• **Figure scripts**

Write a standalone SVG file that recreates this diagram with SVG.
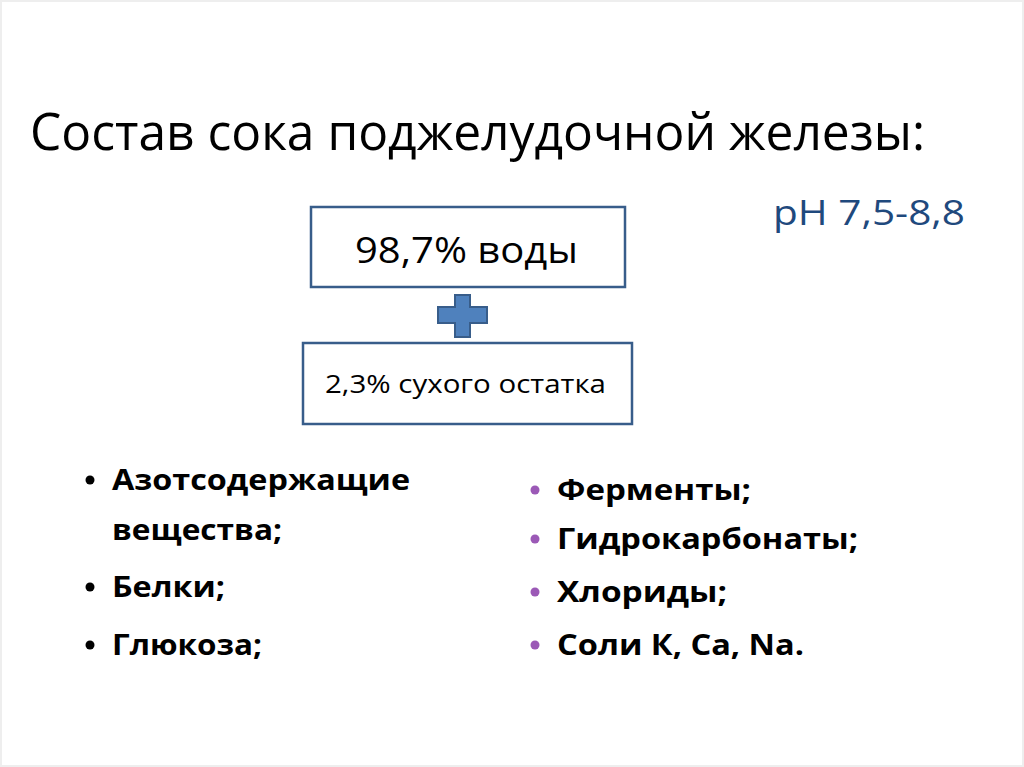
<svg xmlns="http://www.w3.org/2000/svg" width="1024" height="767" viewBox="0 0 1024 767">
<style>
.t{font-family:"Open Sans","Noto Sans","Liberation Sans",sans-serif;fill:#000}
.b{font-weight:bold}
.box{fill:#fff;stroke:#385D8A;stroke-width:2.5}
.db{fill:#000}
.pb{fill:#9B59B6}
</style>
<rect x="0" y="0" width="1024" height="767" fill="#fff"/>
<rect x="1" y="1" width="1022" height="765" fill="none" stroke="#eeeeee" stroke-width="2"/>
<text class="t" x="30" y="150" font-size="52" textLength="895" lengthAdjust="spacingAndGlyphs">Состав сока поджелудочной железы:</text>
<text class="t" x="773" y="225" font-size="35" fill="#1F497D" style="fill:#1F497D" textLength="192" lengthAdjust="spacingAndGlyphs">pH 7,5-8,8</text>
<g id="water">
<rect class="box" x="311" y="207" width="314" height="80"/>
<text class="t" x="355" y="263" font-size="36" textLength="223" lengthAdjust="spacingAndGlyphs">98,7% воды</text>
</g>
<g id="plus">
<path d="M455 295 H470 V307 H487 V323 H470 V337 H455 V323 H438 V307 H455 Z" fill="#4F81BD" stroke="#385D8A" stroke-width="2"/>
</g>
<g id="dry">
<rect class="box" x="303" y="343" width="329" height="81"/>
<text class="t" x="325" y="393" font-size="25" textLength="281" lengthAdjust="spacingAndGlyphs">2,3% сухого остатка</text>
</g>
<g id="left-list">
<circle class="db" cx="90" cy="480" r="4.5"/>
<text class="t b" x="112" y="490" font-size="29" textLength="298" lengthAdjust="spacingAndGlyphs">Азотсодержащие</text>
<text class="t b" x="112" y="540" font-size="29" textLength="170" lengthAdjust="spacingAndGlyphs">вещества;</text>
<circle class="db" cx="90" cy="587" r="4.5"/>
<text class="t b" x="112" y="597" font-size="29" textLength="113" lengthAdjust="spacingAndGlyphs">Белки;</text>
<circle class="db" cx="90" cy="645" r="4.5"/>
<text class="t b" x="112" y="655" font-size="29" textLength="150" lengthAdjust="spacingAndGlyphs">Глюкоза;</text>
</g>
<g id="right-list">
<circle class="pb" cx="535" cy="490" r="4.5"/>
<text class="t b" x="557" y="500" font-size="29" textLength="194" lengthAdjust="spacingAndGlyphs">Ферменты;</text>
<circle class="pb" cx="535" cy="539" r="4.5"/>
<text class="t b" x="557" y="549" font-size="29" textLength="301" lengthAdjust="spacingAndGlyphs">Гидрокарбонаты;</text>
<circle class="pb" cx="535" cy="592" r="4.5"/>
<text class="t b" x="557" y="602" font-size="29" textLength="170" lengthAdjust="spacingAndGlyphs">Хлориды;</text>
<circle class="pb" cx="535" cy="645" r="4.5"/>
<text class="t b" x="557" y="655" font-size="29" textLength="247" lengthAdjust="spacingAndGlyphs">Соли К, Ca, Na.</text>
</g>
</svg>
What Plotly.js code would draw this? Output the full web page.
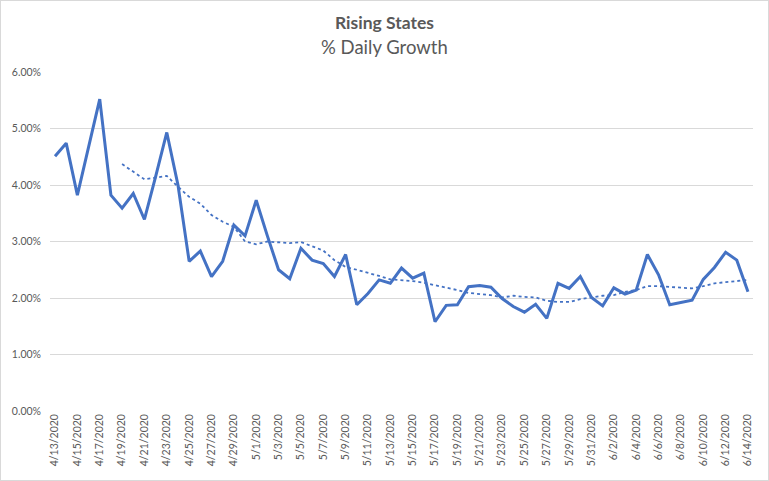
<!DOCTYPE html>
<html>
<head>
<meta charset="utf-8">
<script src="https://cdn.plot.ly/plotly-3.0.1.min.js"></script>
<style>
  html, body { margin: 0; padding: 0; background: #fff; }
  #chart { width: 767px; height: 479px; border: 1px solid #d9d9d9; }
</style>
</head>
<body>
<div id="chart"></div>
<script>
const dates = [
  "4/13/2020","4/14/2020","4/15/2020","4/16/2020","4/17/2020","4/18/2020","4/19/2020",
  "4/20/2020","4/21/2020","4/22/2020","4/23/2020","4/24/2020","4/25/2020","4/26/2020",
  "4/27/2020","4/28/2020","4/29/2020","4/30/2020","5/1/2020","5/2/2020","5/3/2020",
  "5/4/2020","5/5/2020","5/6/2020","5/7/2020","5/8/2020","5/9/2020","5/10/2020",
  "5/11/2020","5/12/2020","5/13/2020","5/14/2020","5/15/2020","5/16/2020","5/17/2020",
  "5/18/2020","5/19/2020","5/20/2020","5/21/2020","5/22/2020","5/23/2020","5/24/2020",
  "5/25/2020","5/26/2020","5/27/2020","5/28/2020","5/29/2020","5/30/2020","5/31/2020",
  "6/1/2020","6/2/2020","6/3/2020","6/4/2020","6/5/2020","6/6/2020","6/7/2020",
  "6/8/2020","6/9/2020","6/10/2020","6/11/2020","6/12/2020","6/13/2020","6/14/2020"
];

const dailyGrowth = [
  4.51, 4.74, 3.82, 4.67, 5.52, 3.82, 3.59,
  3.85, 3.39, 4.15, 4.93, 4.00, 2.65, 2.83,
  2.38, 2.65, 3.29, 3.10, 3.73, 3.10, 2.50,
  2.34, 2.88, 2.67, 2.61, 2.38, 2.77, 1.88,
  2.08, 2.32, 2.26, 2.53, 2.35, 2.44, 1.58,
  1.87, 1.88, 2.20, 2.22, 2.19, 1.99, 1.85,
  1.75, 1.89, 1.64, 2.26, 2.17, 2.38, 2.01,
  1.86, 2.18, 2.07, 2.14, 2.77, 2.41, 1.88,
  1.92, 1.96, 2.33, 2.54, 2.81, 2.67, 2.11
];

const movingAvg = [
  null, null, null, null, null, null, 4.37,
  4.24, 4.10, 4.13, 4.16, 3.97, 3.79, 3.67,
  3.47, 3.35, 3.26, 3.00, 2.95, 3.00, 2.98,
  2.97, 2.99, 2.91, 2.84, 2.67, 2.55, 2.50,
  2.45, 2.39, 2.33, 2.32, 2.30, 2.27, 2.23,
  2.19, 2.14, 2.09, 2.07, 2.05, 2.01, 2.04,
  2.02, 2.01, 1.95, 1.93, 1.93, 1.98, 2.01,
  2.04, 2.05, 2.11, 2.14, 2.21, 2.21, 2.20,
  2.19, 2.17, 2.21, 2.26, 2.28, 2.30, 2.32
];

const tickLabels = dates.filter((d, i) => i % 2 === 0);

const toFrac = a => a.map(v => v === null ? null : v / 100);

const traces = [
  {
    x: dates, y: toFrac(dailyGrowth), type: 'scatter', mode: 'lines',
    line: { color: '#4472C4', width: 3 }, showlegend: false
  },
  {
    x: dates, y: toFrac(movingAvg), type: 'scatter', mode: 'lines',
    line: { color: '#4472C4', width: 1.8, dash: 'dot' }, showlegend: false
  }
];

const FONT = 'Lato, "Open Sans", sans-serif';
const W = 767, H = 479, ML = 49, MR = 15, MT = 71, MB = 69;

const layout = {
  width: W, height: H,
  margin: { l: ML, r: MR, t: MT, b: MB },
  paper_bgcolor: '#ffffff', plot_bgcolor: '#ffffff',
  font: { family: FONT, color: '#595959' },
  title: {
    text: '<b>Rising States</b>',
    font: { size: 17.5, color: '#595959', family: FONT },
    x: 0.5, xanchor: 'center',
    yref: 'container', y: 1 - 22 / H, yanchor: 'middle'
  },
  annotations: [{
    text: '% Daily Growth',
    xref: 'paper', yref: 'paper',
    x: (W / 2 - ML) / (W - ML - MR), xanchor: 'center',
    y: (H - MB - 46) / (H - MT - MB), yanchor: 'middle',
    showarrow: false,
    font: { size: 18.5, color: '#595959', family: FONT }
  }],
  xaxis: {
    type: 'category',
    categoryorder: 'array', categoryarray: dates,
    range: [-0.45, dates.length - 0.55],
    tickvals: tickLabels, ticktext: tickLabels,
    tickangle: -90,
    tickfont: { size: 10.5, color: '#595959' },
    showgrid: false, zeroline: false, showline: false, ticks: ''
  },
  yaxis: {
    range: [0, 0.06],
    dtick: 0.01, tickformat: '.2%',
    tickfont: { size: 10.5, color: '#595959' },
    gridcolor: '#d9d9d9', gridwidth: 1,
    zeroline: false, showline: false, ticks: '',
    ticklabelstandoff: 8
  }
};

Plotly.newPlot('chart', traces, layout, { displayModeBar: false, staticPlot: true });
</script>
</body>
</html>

• **What is needed**
Identify which lines contain the word "this" and copy each one.

• **Task response**
Write a standalone SVG file that recreates this diagram with SVG.
What Plotly.js code would draw this? Output the full web page.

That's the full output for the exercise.